Around twelve years ago, my younger brother Isaac got his fantasy Christmas gift; a one year old Golden Retriever. Our previous dog had had to be put down due to her trying to eat Isaac’s face off and a family in our homeschool group had come to realize that a giant, energetic ball of fur was too much for their small children to handle. So our parents took in Biscuit, named after a series of childrens books, about a Golden Retriever puppy named Biscuit.
Biscuit was a fun and occasionally naughty dog. He was obsessed with tennis balls and could play for hours. He wasn’t big on being petted, but would run around with my brothers and I and would often accompany us on walks down to the river, where he would swim and swim and shake his drenched fur all over us.
When I went to college, I would ask how Biscuit was, playing with him when I would come home, hoping he and our adopted dog Bingo were doing fine. When Bingo died, we tried to keep Biscuit even more company, teaching him how to correctly wander the house and let us know when he needed to go outside.
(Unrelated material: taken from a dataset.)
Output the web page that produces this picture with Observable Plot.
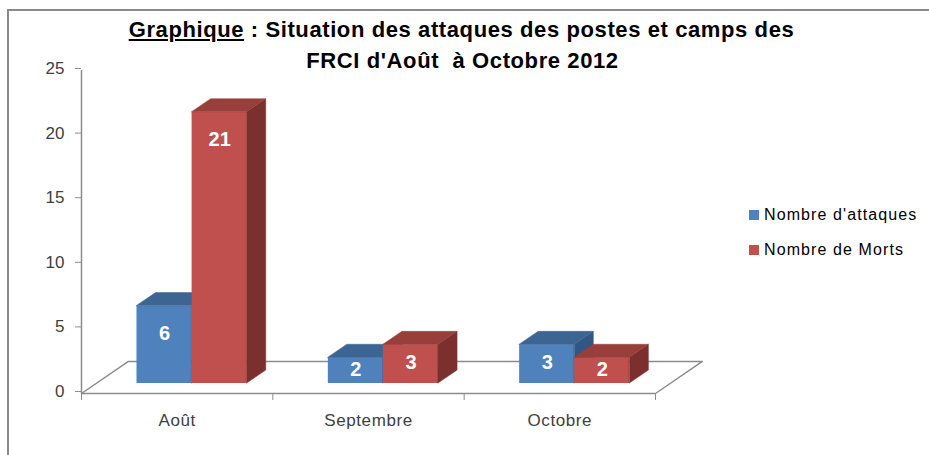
<!DOCTYPE html>
<html>
<head>
<meta charset="utf-8">
<script src="https://cdn.jsdelivr.net/npm/d3@7"></script>
<script src="https://cdn.jsdelivr.net/npm/@observablehq/plot@0.6"></script>
<style>
  html, body { margin: 0; padding: 0; background: #fff; }
  #wrap { position: relative; width: 929px; height: 455px; overflow: hidden; font-family: "Liberation Sans", Arial, sans-serif; }
  #border { position: absolute; left: 7px; top: 9px; width: 960px; height: 480px; border: 2px solid #8a8a8a; box-sizing: border-box; pointer-events: none; }
  #title { position: absolute; left: 0; width: 929px; top: 14px; text-align: center; font-weight: bold; font-size: 22px; line-height: 31px; color: #000; letter-spacing: 0.6px; }
  #title .l1 { position: relative; left: -3px; }
  #title .l2 { position: relative; left: -2px; }
  .legend { position: absolute; left: 749px; font-size: 16px; color: #000; letter-spacing: 1.1px; white-space: nowrap; }
  .legend span.sw { display: inline-block; width: 10px; height: 10px; margin-right: 5px; vertical-align: 0px; }
  #chart { position: absolute; left: 0; top: 0; }
  #chart svg g[aria-label="x-axis tick label"] text { letter-spacing: 0.6px; }
</style>
</head>
<body>
<div id="wrap">
  <div id="chart"></div>
  <div id="title"><div class="l1"><u>Graphique</u> : Situation des attaques des postes et camps des</div><div class="l2">FRCI d'Août&nbsp; à Octobre 2012</div></div>
  <div id="legend"></div>
  <div id="border"></div>
</div>
<script>
// ---- data ----
const months = ["Août", "Septembre", "Octobre"];
const seriesNames = ["Nombre d'attaques", "Nombre de Morts"];
const attaques = [6, 2, 3];
const morts = [21, 3, 2];
const yTicks = [0, 5, 10, 15, 20, 25];

// ---- styles ----
const frontColors = ["#4F81BD", "#C0504D"];
const topColors = ["#3D6593", "#983E3B"];
const sideColors = ["#335784", "#7B302E"];

// 3D geometry (in scale units)
const groupShift = 0.078, barW = 0.288, depthX = 0.0995, depthY = 1.0;
const floorDX = 0.245, floorDY = 2.48;
const barDy = -10;

const seriesValues = [attaques, morts];
const rows = [];
seriesValues.forEach((vals, s) => {
  vals.forEach((v, i) => {
    const x1 = i + 0.5 + groupShift + (s - 1) * barW;
    rows.push({ month: months[i], series: seriesNames[s], s, i, value: v, x1, x2: x1 + barW, id: s + "-" + i });
  });
});

const marks = [];
// floor outline
marks.push(Plot.line([
  { x: 0, y: 0 }, { x: floorDX, y: floorDY }, { x: 3 + floorDX, y: floorDY }, { x: 3, y: 0 }
], { x: "x", y: "y", stroke: "#8c8c8c", strokeWidth: 1.5 }));
marks.push(Plot.ruleY([0], { x1: 0, x2: 3, stroke: "#8c8c8c", strokeWidth: 1.5 }));
marks.push(Plot.ruleX([0], { y1: 0, y2: 25, stroke: "#8c8c8c", strokeWidth: 1.5 }));

for (let s = 0; s < 2; s++) {
  const R = rows.filter(d => d.s === s);
  marks.push(Plot.rectY(R, { x1: "x1", x2: "x2", y1: 0, y2: "value", fill: frontColors[s], dy: barDy }));
  const side = R.flatMap(d => [
    { id: d.id, x: d.x2, y1: 0, y2: d.value },
    { id: d.id, x: d.x2 + depthX, y1: depthY, y2: d.value + depthY }
  ]);
  marks.push(Plot.areaY(side, { x: "x", y1: "y1", y2: "y2", z: "id", fill: sideColors[s], stroke: sideColors[s], strokeWidth: 0.5, dy: barDy }));
  const top = R.flatMap(d => [
    { id: d.id, y: d.value, x1: d.x1, x2: d.x2 },
    { id: d.id, y: d.value + depthY, x1: d.x1 + depthX, x2: d.x2 + depthX }
  ]);
  marks.push(Plot.areaX(top, { y: "y", x1: "x1", x2: "x2", z: "id", fill: topColors[s], stroke: topColors[s], strokeWidth: 0.5, dy: barDy }));
}

// value labels
marks.push(Plot.text(rows, {
  x: d => (d.x1 + d.x2) / 2,
  y: d => Math.max(d.value * 0.55, d.value - 2.15),
  text: d => String(d.value),
  fill: "white", fontWeight: "bold", fontSize: 20, dy: barDy,
  fontFamily: "Liberation Sans, Arial, sans-serif"
}));

// axes
marks.push(Plot.axisY({ ticks: yTicks, tickSize: 6, tickPadding: 11, fontSize: 17, dy: -2, color: "#404040", stroke: "#8c8c8c", label: null }));
marks.push(Plot.axisX({ ticks: [0, 1, 2, 3], tickFormat: () => "", tickSize: 7, stroke: "#8c8c8c", label: null }));
marks.push(Plot.axisX({ ticks: months.map((m, i) => i + 0.5), tickFormat: d => months[Math.floor(d)], tickSize: 0, tickPadding: 20, fontSize: 17, color: "#404040", label: null }));

const chart = Plot.plot({
  width: 929,
  height: 455,
  marginLeft: 81,
  marginRight: 274,
  marginTop: 70,
  marginBottom: 62,
  x: { type: "linear", domain: [0, 3], range: [81, 655] },
  y: { type: "linear", domain: [0, 25], range: [393, 70] },
  style: { fontFamily: "Liberation Sans, Arial, sans-serif", fontSize: "16px", background: "transparent", overflow: "visible" },
  marks
});
document.getElementById("chart").appendChild(chart);

// legend
const leg = document.getElementById("legend");
seriesNames.forEach((name, s) => {
  const div = document.createElement("div");
  div.className = "legend";
  div.style.top = (206 + s * 35) + "px";
  div.innerHTML = `<span class="sw" style="background:${frontColors[s]}"></span>${name}`;
  leg.appendChild(div);
});
</script>
</body>
</html>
When I moved home after finding out I was pregnant, Biscuit became my best friend. There were days where he was the only creature I would speak out loud too. I trained my ancient dog to sleep in my room, we would go on walks every day that got shorter and shorter as my belly grew and his legs got weaker. During our intense times together, he finally allowed me to start petting him, a giant step of trust that I cherished.
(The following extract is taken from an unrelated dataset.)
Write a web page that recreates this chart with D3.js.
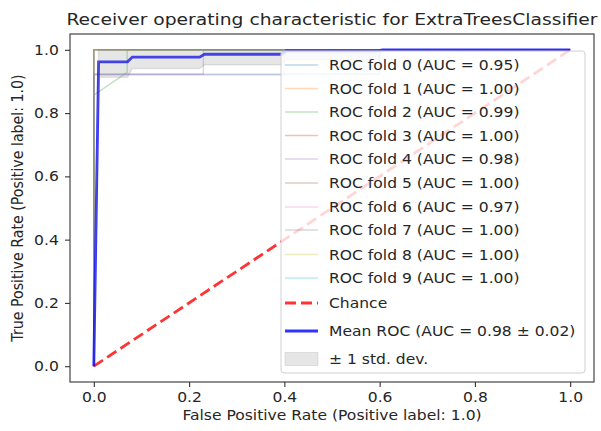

When I received Scotti in 2011, Biscuit seemed so mad, but eventually learned to just ignore the puppy and go about his business. I think he was happy about the new routine of giant treats and special presents.
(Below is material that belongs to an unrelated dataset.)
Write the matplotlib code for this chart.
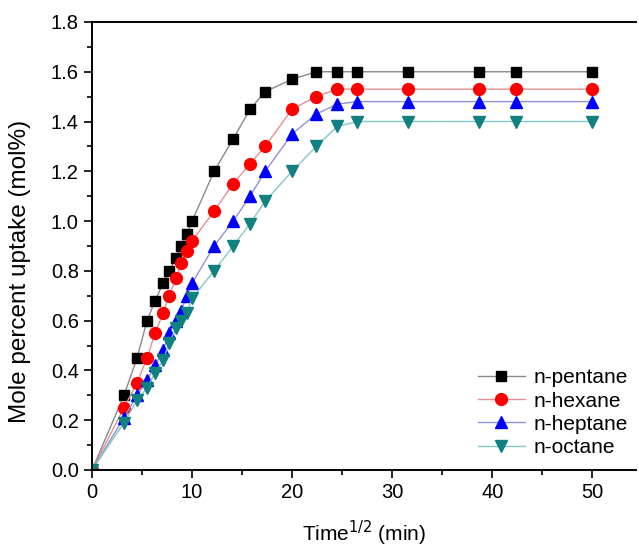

Since January, Biscuit’s sight disappeared, his eyes going completely blue, his mind slowly going. A friend prepared a hole, just in case he died in the winter. Biscuit needed help getting up and the walks shortened to just a trip around the block. Every visit to the boarders had me writing out a note saying if necessary, to put him down and not inform me until I came home.
In August, after Isaac went back to school, it was decided that it was time. Biscuit had been one of the best dogs ever, but he was in far too much pain to bear. One Wednesday at lunchtime, he, my mom and I took one final walk to the vets office after a farewell bowl of Peanut Butter Panic ice cream. The Doctor and her assistant allowed my mom to sob as they put my best friend into his final sleep.
Do I miss Biscuit? Of course. I’m not joking in the slightest when I say he was my best friend. There truly was three weeks where I only left the house to walk him and didn’t speak out loud to humans. He would lay beside me while I cried and was always happy to eat my leftovers. He didn’t warn me when I was about to walk in on a kid who broke into our house, but demanded I comfort him when the cops arrived.
Now Biscuit sits in a pretty little tin, on a shelf by my father. I’m pretty sure he’s being super demanding about a tennis ball in heaven.